La exposición Picasso-Lautrec organizada por el Museo Thyssen es una de las más estimulantes que he tenido el placer de visitar en los últimos años. Dos genios frente a frente, cogidos de la mano entre la selva de las vanguardias de finales del siglo XIX, prefigurando juntos lo que iba a ser la modernidad pictórica, artística, y seguramente la modernidad a secas.

Curiosamente, no llegaron a conocerse. Henri Toulouse-Lautrec, cuya vida apenas superó la treintena, ya había muerto cuando Pablo Picasso llegó por primera vez a París en busca de inspiración y fortuna. A Picasso nada le hubiera gustado tanto como conocer personalmente al que consideraba uno de sus maestros, y tal vez el maestro. Su encuentro no pudo ser, pero Lautrec siempre estuvo muy presente en el pensamiento picassiano, en sus búsquedas y trazos, en la interpretación de aquellos seres marginales, prostitutas, equilibristas, mendigos, bohemios, modelos, bailarinas, que inspiraron una y otra vez sus respectivas obras. Hay algunas, incluso --carteles de cabarets parisinos, bocetos de figuras y rostros--, que resultan francamente indistinguibles, como si uno y otro se hubiesen intercambiado las paletas y las ideas, los pinceles y los colores, pues hasta en los tonos elegidos para los vestidos y sombreros, tarimas y cortinas, en el carmín de los labios o en el sombreado de los ojos se advierten afinidades que no pueden ser sino deliberadas.

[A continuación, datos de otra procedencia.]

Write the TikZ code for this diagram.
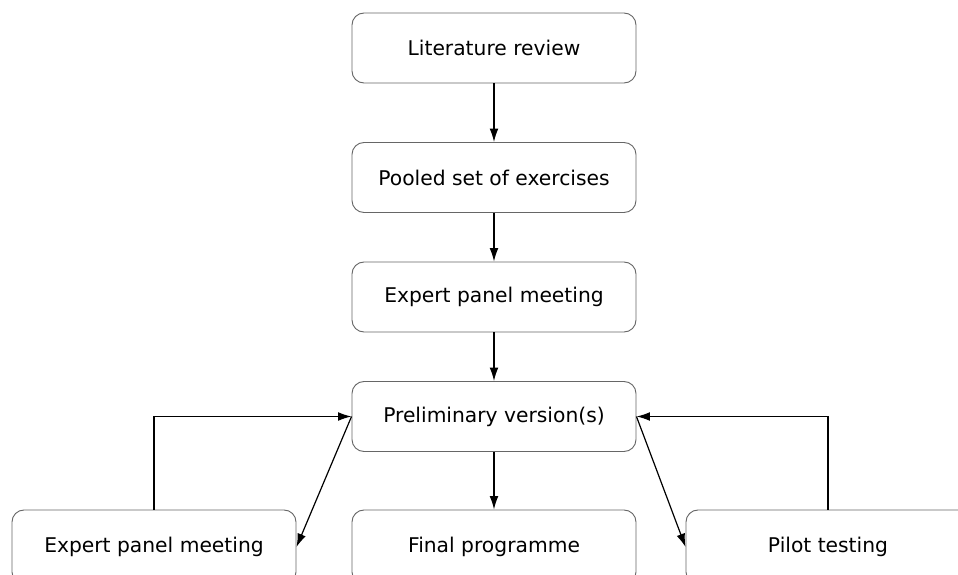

Picasso, por diversas razones, una de ellas, sin duda, la de su longevidad, fue más allá que Lautrec. El genio de Albi no vivió lo suficiente para acompañarle en el descubrimiento del cubismo, al que Lautrec habría aportado una nueva visión, ni tampoco lo escoltó en su camino de retorno hacia esa temprana fascinación por el arte oriental y africano, por las religiones animistas y el panteísmo natural que tanto influyeron a Picasso en otra de sus numerosas etapas. Nadie sabe, pero sí podemos imaginarlo, el tipo de milagros que habrían ocurrido de haberse conocido y tratado ambos pintores, de haber trabajado juntos en algún proyecto común. El destino no lo quiso.

Sí, por suerte, los ha reunido ahora en las galerías del Museo Thyssen, donde conversan sobre temas eternos y frívolos, sobre diosas griegas y reinas del cabaret, sobre Renoir o Gauguin con la misma intensidad que analizarían la mirada de un famélico arlequín. Ellos eran los dioses.